Team Exasol
Team Exasol

Background

This article describes the automatic process to move data after node failures

Symptoms

  1. A typical data volume of a database has a redundancy of 2. With this configuration, data on each volume node have one redundancy copy on another volume node. Thus, the failure of one volume node can be handled without data loss.
  2. A typical database configuration consists of some active database nodes and one or more reserve nodes. Thus, in combination with a data volume having the redundancy of 2 or higher, the database can be automatically restarted after a node failure.
  3. A typical database is configured with the same active nodes as its data volume to ensure data locality.
  4. After a volume node failure (and despite any succeeding automatic database restart), the data volume loses the redundancy of one node.

Explanation

To automatically recover a missing data redundancy in the above-mentioned scenario, a process exists to handle this situation. For this process to work, the user is required to define a Restore Delay in the database configuration, whose default value is 10 minutes, which means

Look at all database and volume nodes 10 minutes after an automatic database restart and try to move data from the offline volume node to the newly utilized database reserve node.

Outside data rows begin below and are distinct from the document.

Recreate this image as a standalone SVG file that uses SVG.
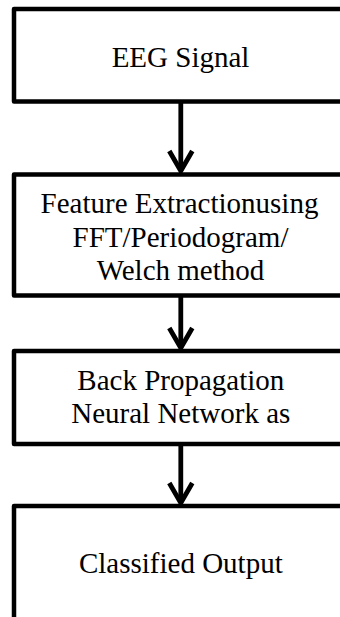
<svg xmlns="http://www.w3.org/2000/svg" width="340" height="617" viewBox="0 0 340 617">
  <defs>
    <style>
      .box { fill: #ffffff; stroke: #000000; stroke-width: 4.5; stroke-linejoin: round; }
      .lbl { font-family: "Liberation Serif", "Times New Roman", serif; font-size: 29px; fill: #000000; text-anchor: middle; }
      .edge { stroke: #000000; stroke-width: 4.8; fill: none; }
    </style>
    <marker id="chevron" markerUnits="userSpaceOnUse" orient="auto" refX="0" refY="0" markerWidth="30" markerHeight="30" overflow="visible">
      <path d="M-20,-11.5 L0,0 L-20,11.5" fill="none" stroke="#000000" stroke-width="4.8" stroke-linejoin="miter"/>
    </marker>
  </defs>
  <rect width="340" height="617" fill="#ffffff"/>

  <g id="connectors">
    <line class="edge" x1="180.8" y1="101.5" x2="180.8" y2="171" marker-end="url(#chevron)"/>
    <line class="edge" x1="180.8" y1="295.5" x2="180.8" y2="348" marker-end="url(#chevron)"/>
    <line class="edge" x1="180.8" y1="444" x2="180.8" y2="503" marker-end="url(#chevron)"/>
  </g>

  <g id="eeg-signal">
    <rect class="box" x="14" y="9" width="360" height="92.5"/>
    <text class="lbl" x="180.5" y="67">EEG Signal</text>
  </g>

  <g id="feature-extraction">
    <rect class="box" x="14" y="174.5" width="360" height="121"/>
    <text class="lbl" x="179.5" y="213.3">Feature Extractionusing</text>
    <text class="lbl" x="180.5" y="246.7">FFT/Periodogram/</text>
    <text class="lbl" x="180.5" y="280">Welch method</text>
  </g>

  <g id="bpnn">
    <rect class="box" x="14" y="351" width="360" height="93"/>
    <text class="lbl" x="180.8" y="390">Back Propagation</text>
    <text class="lbl" x="180.8" y="423.3">Neural Network as</text>
  </g>

  <g id="classified-output">
    <rect class="box" x="14" y="506" width="360" height="160"/>
    <text class="lbl" x="180.8" y="573.3">Classified Output</text>
  </g>
</svg>
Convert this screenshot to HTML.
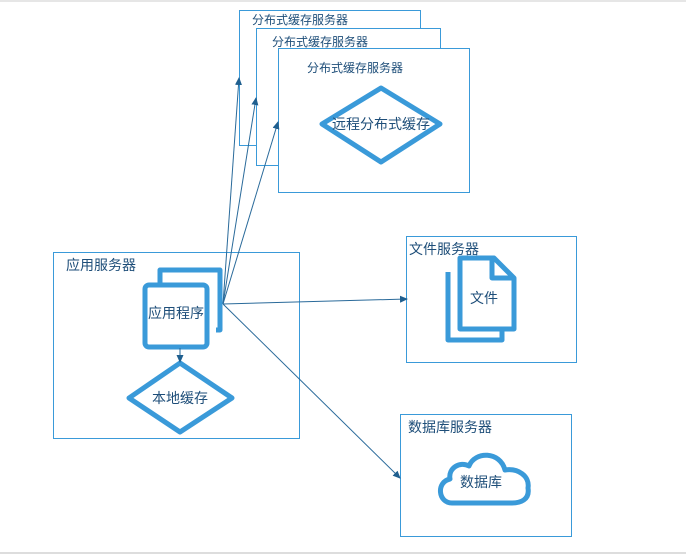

Due to the nature of a data move operation (it is very expensive), this operation should be prevented, if possible.

Thus, this process only moves data under the following circumstances:

  1. the timeout of the restore delay after a database startup has been reached: In the case of multiple database restarts, e.g. due to hardware failures, do not start data move operations too early.
  2. the database has been restarted automatically: If a database has been started manually, the current configuration is accepted as is.
  3. exactly one volume node is offline: If all volume nodes are online, the database nodes should be moved instead to match the volume nodes (this requires a user-triggered database restart). If more than one volume node is offline, the operation will not be started, either (and a monitoring error message will be logged).
  4. data can be accessed locally by database after moving data: If data from the offline volume node can only be moved to a database node, which is not responsible for the management of the appropriate volume node data, the operation will not be started, either (and a monitoring error message will be logged).